Recently, spiking neural networks (SNNs) have demonstrated substantial potential in computer vision tasks. In this paper, we present an Efficient Spiking Deraining Network, called ESDNet. Our work is motivated by the observation that rain pixel values will lead to a more pronounced intensity of spike signals in SNNs. However, directly applying deep SNNs to image deraining task still remains a significant challenge. This is attributed to the information loss and training difficulties that arise from discrete binary activation and complex spatio-temporal dynamics. To this end, we develop a spiking residual block to convert the input into spike signals, then adaptively optimize the membrane potential by introducing attention weights to adjust spike responses in a data-driven manner, alleviating information loss caused by discrete binary activation. By this way, our ESDNet can effectively detect and analyze the characteristics of rain streaks by learning their fluctuations. This also enables better guidance for the deraining process and facilitates high-quality image reconstruction. Instead of relying on the ANN-SNN conversion strategy, we introduce a gradient proxy strategy to directly train the model for overcoming the challenge of training. Experimental results show that our approach gains comparable performance against ANN-based methods while reducing energy consumption by 54%. The code source is available at https://github.com/MingTian99/ESDNet.

Figures (5)

• Figure 1: Model parameters and performance comparison between our proposed ESDNet and other deraining methods on the Rain200L dataset. The circle sizes represent the FLOPs of the various methods. The results show that the proposed method obtains a superior balance between model complexity and deraining performance.

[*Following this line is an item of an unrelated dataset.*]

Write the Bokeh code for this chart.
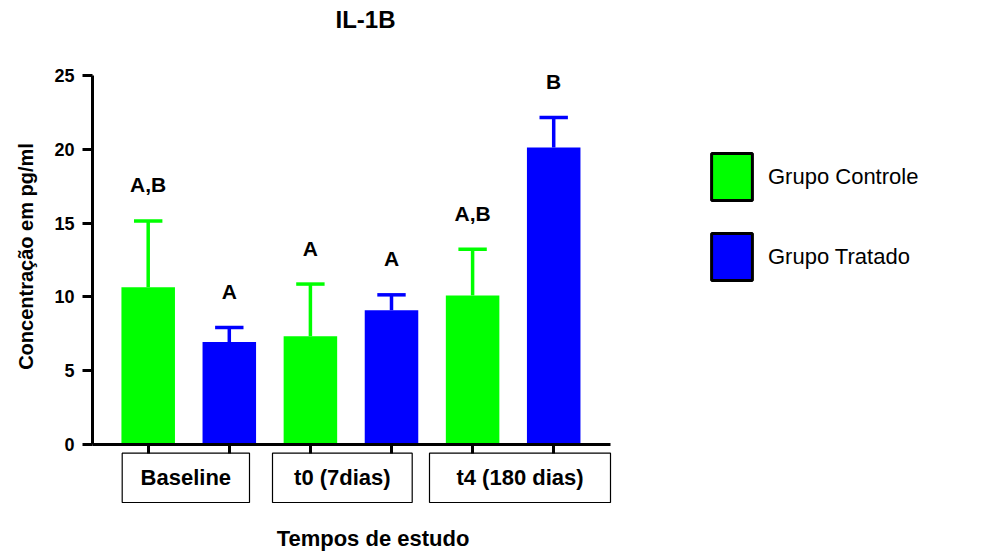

• Figure 2: Visualization of image patch. From the pixel value map, it can be seen that the rain patch is generally higher than the surrounding areas without rain. The neuron voltage map represents the voltage heatmap learned by the LIF model. For the rain patches, the voltage changes of neurons are more drastic. This indicates that neurons are in an active state with a higher spike rate.
• Figure 3: The architecture of the proposed Efficient Spiking Deraining Network (ESDNet), which takes input rainy images and generates output derained images. It mainly contains (1) the Spiking Residual Block (SRB) with Spike Convolution Unit (SCU) and Mixed Attention Unit (MAU), (2) Feature Refinement Block (FRB). $\operatorname{tdBN}$ refers to threshold-dependent batch normalization.
• Figure 4: Visual comparison of the Rain200H dataset. Best viewed by zooming in on the figures on high-resolution displays.
• Figure 5: Visual comparison on the RW-Data. Best viewed by zooming in the figures on high-resolution displays.